Во втором (и последнем) издании биографии, тщательно отредактированной самим Сталиным[84], в первый раз говорится под 1902 годом, что «батумские рабочие уже тогда называли (его. – Б. И.) учителем рабочих»[85]. Сталину – 23 года. Но затем уже «учителем и другом», «учителем и воспитателем» Сталина называется Ленин. И так до самой смерти последнего в 1924 году[86]. Как известно, вождь не страдал ложной скромностью и поэтому собственной рукой вставил во второе издание: «…Сталин – выдающийся ученик Ленина»[87]. Ленин умер, и «биография» цитирует странный опус Сталина, написанный в стиле церковной гомилетики, особого рода ритмической прозы, им самим вставленный во второе издание: «Помните, любите, изучайте Ильича, нашего учителя, нашего вождя»[88]. Необычно и в то же время как-то очень знакомо звучит призыв «любить» того, которого именуют «учителем». Затем уже только к Сталину применимы все эти и другие превосходные эпитеты с ключевыми понятиями типа «учитель миллионных масс», «учитель народов»[89].
В истории человечества «Учителями» народов называли не очень многих, главным образом пророков, и в особенности первенствующего из них – Иисуса из Назарета. Согласно евангельской традиции Иисуса, как только он приступил в 33 года к своей проповеднической деятельности, стали именовать «Учителем» («реббе» на древнееврейском языке) простых людей. Затем он прошел обряд посвящения у Иоанна Предтечи, как Сталин у Ленина. Надеюсь, мне простится столь кощунственное сравнение, но оно лежит на поверхности.

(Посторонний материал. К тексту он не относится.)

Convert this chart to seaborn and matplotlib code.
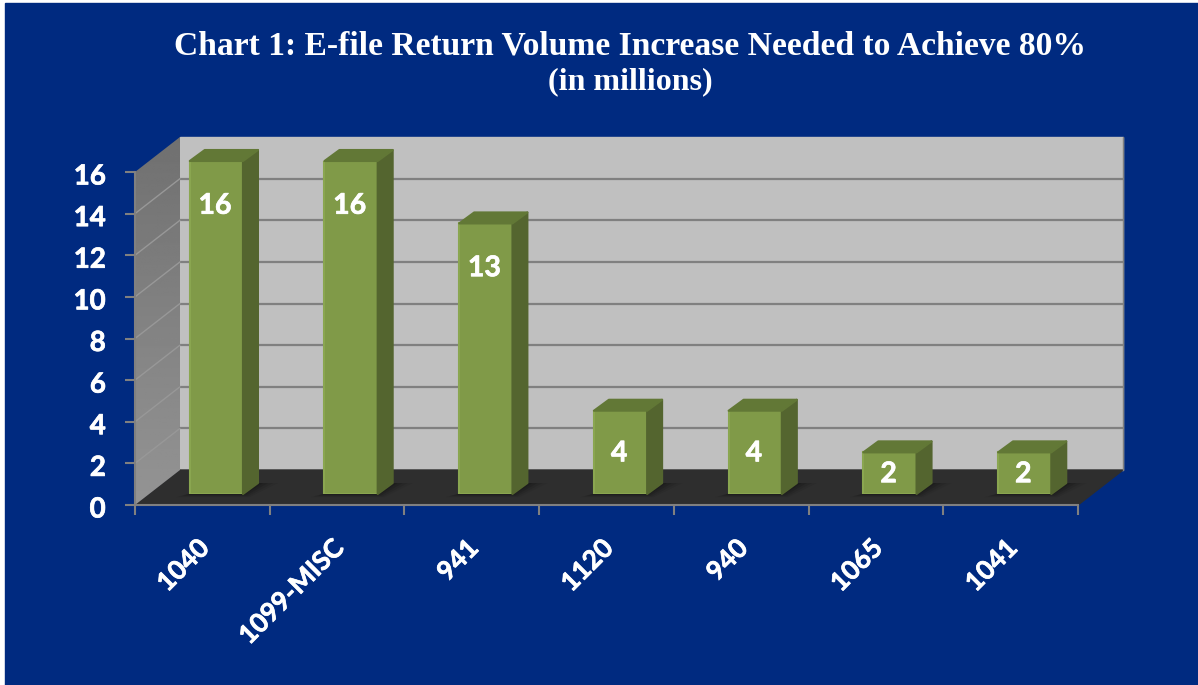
import numpy as np
import pandas as pd
import seaborn as sns
import matplotlib.pyplot as plt
import matplotlib.patheffects as pe
from matplotlib.patches import Polygon, Rectangle
from matplotlib.transforms import ScaledTranslation

forms = ["1040", "1099-MISC", "941", "1120", "940", "1065", "1041"]
volume = [16, 16, 13, 4, 4, 2, 2]
y_ticks = [0, 2, 4, 6, 8, 10, 12, 14, 16]

W, H = 1198, 685
NAVY = "#002a80"

sns.set_theme(style="ticks")
plt.rcParams["font.family"] = ["Lato", "DejaVu Sans"]

fig = plt.figure(figsize=(W / 100, H / 100), dpi=100, facecolor="white")
fig.patches.append(Rectangle((5 / W, 0), 1 - 5 / W, 1 - 3 / H, transform=fig.transFigure, color=NAVY, zorder=-10))

# the reference font is heavier than Lato Bold, thicken it a little
heavy = [pe.withStroke(linewidth=0.5, foreground="white")]


def box(x0, x1, y_bottom, y_top):
    # pixel box (from top left) to figure fraction rect
    return [x0 / W, 1 - y_bottom / H, (x1 - x0) / W, (y_bottom - y_top) / H]


# front plane of the chart
ax = fig.add_axes(box(135, 1078, 505, 172))
ax.patch.set_alpha(0)
sx = 943 / 7     # pixels per category
sy = 333 / 16    # pixels per unit
wall_dx = 45 / sx
wall_dy = 35 / sy

# back wall, floor, side wall
ax.add_patch(Polygon([(-0.5 + wall_dx, wall_dy), (6.5 + wall_dx, wall_dy), (6.5 + wall_dx, 16 + wall_dy),
                      (-0.5 + wall_dx, 16 + wall_dy)], color="#c0c0c0", clip_on=False, zorder=1))
ax.add_patch(Polygon([(-0.5, 0), (6.5, 0), (6.5 + wall_dx, wall_dy), (-0.5 + wall_dx, wall_dy)],
                     color="#2e2e2e", clip_on=False, zorder=1))
side = Polygon([(-0.5, 0), (-0.5 + wall_dx, wall_dy), (-0.5 + wall_dx, 16 + wall_dy), (-0.5, 16)],
               facecolor="none", edgecolor="none", clip_on=False)
ax.add_patch(side)
grad = np.linspace(0, 1, 200).reshape(-1, 1)
im = ax.imshow(grad, extent=(-0.5, -0.5 + wall_dx, 0, 16 + wall_dy), origin="upper", cmap="gray",
               vmin=-3.14, vmax=4, aspect="auto", zorder=1.5)
im.set_clip_box(fig.bbox)
im.set_clip_path(side)
ax.set_xlim(-0.5, 6.5)
ax.set_ylim(0, 16)

for v in y_ticks[1:-1]:
    ax.plot([-0.5 + wall_dx, 6.5 + wall_dx], [v + wall_dy, v + wall_dy], color="#808080", lw=1.6,
            clip_on=False, zorder=2)
    ax.plot([-0.5, -0.5 + wall_dx], [v, v + wall_dy], color="#989898", lw=1, clip_on=False, zorder=2)
ax.plot([6.5 + wall_dx, 6.5 + wall_dx], [wall_dy, 16 + wall_dy], color="#808080", lw=1, clip_on=False, zorder=2)

ax.set_yticks(y_ticks)
ax.set_xticks(np.arange(-0.5, 7, 1))
ax.set_xticklabels([])
ax.set_xticks(range(len(forms)), labels=forms, minor=True)
ax.tick_params(axis="x", which="major", length=7, width=1.5, color="#808080")
ax.tick_params(axis="x", which="minor", length=0, pad=22)
ax.tick_params(axis="y", length=7, width=1.5, color="#808080", pad=14)
shift_x = ScaledTranslation(-6 / 100, 0, fig.dpi_scale_trans)
shift_y = ScaledTranslation(0, -2 / 100, fig.dpi_scale_trans)
for lab in ax.get_xticklabels(minor=True):
    lab.set(rotation=45, ha="right", va="top", rotation_mode="anchor", color="white", fontweight="bold",
            fontsize=19, path_effects=heavy)
    lab.set_transform(lab.get_transform() + shift_x)
for lab in ax.get_yticklabels():
    lab.set(color="white", fontweight="bold", fontsize=20, path_effects=heavy)
    lab.set_transform(lab.get_transform() + shift_y)
for name, sp in ax.spines.items():
    sp.set_visible(name in ("left", "bottom"))
    sp.set(color="#808080", linewidth=1.5, zorder=3)

# plane the bars stand on
ax_bars = fig.add_axes(box(149, 1092, 494, 161))
ax_bars.patch.set_alpha(0)
df = pd.DataFrame({"form": forms, "volume": volume})
sns.barplot(data=df, x="form", y="volume", color="#809a48", saturation=1, width=0.395, ax=ax_bars,
            edgecolor="#8aa650", linewidth=1.5, zorder=4)
ax_bars.set_xlim(-0.5, 6.5)
ax_bars.set_ylim(0, 16)
ax_bars.axis("off")

bar_dx = 15 / sx
bar_dy = 11 / sy
for bar, v in zip(list(ax_bars.patches), volume):
    x0 = bar.get_x()
    x1 = x0 + bar.get_width()
    # blurred shadow on the floor
    for grow, alpha in zip([1.0, 0.75, 0.5, 0.25], [0.1, 0.15, 0.2, 0.25]):
        ax_bars.add_patch(Polygon([(x0 - 0.1 * grow, -0.15 * grow), (x1 + 0.05 * grow, -0.15 * grow),
                                   (x1 + bar_dx + 0.15 * grow, bar_dy), (x1 - 0.1, bar_dy)],
                                  color="#111111", alpha=alpha, lw=0, clip_on=False, zorder=3))
    ax_bars.add_patch(Polygon([(x1, 0), (x1 + bar_dx, bar_dy), (x1 + bar_dx, v + bar_dy), (x1, v)],
                              facecolor="#54652f", edgecolor="#54652f", lw=1.5, joinstyle="round",
                              clip_on=False, zorder=4))
    ax_bars.add_patch(Polygon([(x0, v), (x1, v), (x1 + bar_dx, v + bar_dy), (x0 + bar_dx, v + bar_dy)],
                              facecolor="#627836", edgecolor="#627836", lw=1.5, joinstyle="round",
                              clip_on=False, zorder=4))
    label_y = max(v - 2.15, v / 2 - 0.05)
    ax_bars.text((x0 + x1) / 2 - 0.01, label_y, str(v), color="white", fontweight="bold", fontsize=20.5,
                 ha="center", va="center", zorder=6, path_effects=heavy)

title_font = ["Liberation Serif", "DejaVu Serif"]
fig.text(630 / W, 1 - 46 / H, "Chart 1: E-file Return Volume Increase Needed to Achieve 80%", family=title_font,
         fontweight="bold", color="white", fontsize=24.2, ha="center", va="center")
fig.text(630 / W, 1 - 82 / H, "(in millions)", family=title_font, fontweight="bold", color="white",
         fontsize=23, ha="center", va="center")

fig.savefig("out.png", dpi=100, facecolor=fig.get_facecolor())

Так же как «Учитель из Назарета», будучи во времени вторым после Иоанна Крестителя, стал в силу своей божественной благодати первенствующим, так и «Учитель из Тифлиса» возвысил себя над всеми, в том числе и над своим великим предшественником. Та самая таинственная аббревиатура, о которой говорилось раньше: «Т», «Тиф…», в ряде сталинских помет вполне отчетливо расшифровывается как «Тифлис». Ныне всем нам известен только один «Учитель из Тифлиса».
Такова вторая опорная точка будущего сталинского портрета.